Ms. Prokhorova is a decade older and two heads shorter than Mr. Prokhorov. Their parents died within nine months of each other when Mr. Prokhorov was 23. Ms. Prokhorova divorced years ago, and her brother helped raise her daughter.
Brother and sister share a mansion in an elite Moscow suburb. A little over a decade ago, when he was already phenomenally rich, he continued to live in his parents’ Soviet-era apartment.
In a profile in the February issue of Snob, a magazine Mr. Prokhorov founded and finances that is aimed at upper-middle-class intellectuals, he said the one time he had fought with his sister and moved out was when she surprised him by renovating his room, which had been furnished by his parents when he was 11 years old.
A few days before the presidential vote on Sunday, Ms. Prokhorova sat at her brother’s right hand as he presented his party’s program. She was in charge of arts and cultural policy, and she had a white ribbon, the symbol of the opposition, tied to her purse.
Later that day, she was one of Mr. Prokhorov’s supporters in a nationally televised debate with Vladimir V. Zhirinovsky, the nationalist presidential candidate who ranted about the intelligentsia being to blame for the state of Russia. Earlier in the debate he had raged against Alla Pugachyeva, Russia’s most famous pop singer, who also supports Mr. Prokhorov.

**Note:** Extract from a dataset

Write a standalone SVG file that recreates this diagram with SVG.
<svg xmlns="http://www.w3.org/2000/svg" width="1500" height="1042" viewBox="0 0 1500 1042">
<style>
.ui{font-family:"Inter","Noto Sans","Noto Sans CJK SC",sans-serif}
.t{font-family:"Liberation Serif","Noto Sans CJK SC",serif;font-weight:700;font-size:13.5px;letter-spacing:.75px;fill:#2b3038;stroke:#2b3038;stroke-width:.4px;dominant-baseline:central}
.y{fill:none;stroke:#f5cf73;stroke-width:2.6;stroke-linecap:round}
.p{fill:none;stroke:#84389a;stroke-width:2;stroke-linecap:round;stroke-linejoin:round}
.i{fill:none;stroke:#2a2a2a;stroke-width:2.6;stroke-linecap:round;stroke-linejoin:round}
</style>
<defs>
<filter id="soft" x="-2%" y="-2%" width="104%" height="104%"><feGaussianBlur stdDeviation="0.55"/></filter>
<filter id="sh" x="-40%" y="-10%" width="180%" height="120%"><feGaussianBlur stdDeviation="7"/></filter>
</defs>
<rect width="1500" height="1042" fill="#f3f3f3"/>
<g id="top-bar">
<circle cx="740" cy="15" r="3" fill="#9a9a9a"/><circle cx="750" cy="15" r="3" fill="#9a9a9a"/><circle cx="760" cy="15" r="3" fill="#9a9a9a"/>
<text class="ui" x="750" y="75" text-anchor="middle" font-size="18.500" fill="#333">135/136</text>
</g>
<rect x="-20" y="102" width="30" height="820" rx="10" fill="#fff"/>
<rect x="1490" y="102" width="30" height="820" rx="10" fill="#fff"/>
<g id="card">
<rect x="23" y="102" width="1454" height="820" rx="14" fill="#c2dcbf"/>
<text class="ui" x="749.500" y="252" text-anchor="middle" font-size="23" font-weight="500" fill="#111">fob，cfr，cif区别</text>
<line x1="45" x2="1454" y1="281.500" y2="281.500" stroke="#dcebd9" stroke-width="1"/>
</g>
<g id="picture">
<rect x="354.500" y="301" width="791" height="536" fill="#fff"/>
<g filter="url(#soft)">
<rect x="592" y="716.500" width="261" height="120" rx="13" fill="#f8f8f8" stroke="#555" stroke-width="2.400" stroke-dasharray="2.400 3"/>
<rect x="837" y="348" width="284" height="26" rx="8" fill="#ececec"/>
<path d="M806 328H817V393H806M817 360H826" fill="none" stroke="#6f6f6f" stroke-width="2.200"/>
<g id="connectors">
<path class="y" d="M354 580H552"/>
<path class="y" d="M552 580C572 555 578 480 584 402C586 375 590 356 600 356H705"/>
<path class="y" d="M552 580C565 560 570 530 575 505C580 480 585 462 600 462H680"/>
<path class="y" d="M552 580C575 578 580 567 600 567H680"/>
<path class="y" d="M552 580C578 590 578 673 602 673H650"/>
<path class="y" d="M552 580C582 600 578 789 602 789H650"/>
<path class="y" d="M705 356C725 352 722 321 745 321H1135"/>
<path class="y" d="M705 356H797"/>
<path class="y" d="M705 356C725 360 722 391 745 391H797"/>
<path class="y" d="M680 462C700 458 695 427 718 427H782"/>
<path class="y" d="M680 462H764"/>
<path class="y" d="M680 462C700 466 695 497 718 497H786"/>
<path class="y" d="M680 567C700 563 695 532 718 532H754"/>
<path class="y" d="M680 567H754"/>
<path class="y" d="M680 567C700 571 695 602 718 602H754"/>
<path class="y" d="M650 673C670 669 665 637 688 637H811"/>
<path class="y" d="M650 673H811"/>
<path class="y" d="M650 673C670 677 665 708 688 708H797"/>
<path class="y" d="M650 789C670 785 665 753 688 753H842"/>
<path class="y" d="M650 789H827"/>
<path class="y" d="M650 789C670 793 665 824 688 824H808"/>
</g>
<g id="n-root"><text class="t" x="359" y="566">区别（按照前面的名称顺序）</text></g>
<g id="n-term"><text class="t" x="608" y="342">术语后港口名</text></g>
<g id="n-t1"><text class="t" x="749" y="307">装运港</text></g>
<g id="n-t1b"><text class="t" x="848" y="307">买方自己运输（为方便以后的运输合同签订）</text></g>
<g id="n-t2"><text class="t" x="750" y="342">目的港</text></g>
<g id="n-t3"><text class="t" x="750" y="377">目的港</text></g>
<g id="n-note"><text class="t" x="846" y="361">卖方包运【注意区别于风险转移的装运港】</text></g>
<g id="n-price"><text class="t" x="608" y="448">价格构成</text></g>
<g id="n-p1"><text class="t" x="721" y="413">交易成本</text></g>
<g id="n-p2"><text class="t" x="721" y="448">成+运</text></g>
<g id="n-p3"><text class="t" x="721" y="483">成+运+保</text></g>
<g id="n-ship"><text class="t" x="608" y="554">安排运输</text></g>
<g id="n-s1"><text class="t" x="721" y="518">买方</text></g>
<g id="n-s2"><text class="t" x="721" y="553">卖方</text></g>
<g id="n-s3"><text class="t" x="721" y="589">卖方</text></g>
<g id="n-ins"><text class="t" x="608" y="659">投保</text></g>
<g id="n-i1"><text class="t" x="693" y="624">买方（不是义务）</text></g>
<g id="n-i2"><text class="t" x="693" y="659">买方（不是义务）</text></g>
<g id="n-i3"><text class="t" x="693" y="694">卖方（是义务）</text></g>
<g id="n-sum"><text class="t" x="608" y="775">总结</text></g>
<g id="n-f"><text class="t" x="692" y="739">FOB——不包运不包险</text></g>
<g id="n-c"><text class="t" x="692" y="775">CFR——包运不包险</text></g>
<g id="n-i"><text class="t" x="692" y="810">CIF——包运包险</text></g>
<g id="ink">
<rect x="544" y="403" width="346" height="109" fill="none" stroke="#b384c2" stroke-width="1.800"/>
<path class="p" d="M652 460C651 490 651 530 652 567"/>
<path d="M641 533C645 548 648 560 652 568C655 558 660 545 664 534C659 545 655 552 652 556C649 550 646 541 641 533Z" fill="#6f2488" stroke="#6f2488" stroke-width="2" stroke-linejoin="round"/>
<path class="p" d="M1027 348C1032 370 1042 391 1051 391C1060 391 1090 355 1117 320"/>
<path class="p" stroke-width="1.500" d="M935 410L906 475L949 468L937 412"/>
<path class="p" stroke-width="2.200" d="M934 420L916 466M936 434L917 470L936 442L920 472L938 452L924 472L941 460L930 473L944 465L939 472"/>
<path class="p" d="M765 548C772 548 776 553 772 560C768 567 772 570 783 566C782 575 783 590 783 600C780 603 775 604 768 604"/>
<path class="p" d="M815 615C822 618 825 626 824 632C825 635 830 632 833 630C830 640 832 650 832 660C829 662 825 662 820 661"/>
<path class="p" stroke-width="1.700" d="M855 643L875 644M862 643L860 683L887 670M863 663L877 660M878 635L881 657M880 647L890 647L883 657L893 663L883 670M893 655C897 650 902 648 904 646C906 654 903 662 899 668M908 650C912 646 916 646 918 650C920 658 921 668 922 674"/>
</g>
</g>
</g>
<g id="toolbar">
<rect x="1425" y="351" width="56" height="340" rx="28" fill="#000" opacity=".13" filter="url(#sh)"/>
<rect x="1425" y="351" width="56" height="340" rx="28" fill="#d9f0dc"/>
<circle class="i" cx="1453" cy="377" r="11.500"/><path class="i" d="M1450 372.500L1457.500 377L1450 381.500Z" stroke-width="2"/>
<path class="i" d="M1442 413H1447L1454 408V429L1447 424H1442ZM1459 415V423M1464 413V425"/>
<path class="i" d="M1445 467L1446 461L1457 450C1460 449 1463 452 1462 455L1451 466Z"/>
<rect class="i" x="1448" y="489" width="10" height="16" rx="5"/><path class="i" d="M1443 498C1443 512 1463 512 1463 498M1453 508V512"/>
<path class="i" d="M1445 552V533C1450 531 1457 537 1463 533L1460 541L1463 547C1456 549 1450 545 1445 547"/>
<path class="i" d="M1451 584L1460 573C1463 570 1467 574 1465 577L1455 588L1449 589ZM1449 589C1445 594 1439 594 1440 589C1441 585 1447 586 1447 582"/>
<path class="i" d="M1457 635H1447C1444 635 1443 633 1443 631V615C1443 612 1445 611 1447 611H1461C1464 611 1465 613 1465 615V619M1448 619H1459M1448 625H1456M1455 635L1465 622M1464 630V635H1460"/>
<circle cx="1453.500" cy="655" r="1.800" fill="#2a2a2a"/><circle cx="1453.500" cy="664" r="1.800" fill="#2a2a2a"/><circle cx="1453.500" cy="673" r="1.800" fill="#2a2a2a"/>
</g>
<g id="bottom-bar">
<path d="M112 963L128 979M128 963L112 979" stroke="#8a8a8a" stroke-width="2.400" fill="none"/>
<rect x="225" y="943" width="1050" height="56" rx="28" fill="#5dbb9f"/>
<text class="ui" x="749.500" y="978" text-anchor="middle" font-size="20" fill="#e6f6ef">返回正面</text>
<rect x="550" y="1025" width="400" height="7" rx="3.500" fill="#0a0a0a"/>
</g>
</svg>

That same day, Ms. Prokhorova spoke about education policy on her brother’s behalf at the Public Chamber, a Kremlin-sponsored civil society umbrella group, telling a schoolteacher from the Urals who asked her about patriotic education “to cut it out with the mysticism.” Russia, Ms. Prokhorova declared, needs to decide whether it wants to be a totalitarian society or an open society.
At NLO, Ms. Prokhorova held a copy of “Angry Observers,” a book she published after the disputed Dec. 4 parliamentary election. The book includes testimony from witnesses to election fraud, and she said it is a historical record and one of her most successful projects. Voters were snapping it up, she said, to learn how to observe future ballots.
As for her own political future, she said she rules nothing out. “My life and that of my friends,” she said, “has changed unexpectedly so many times.”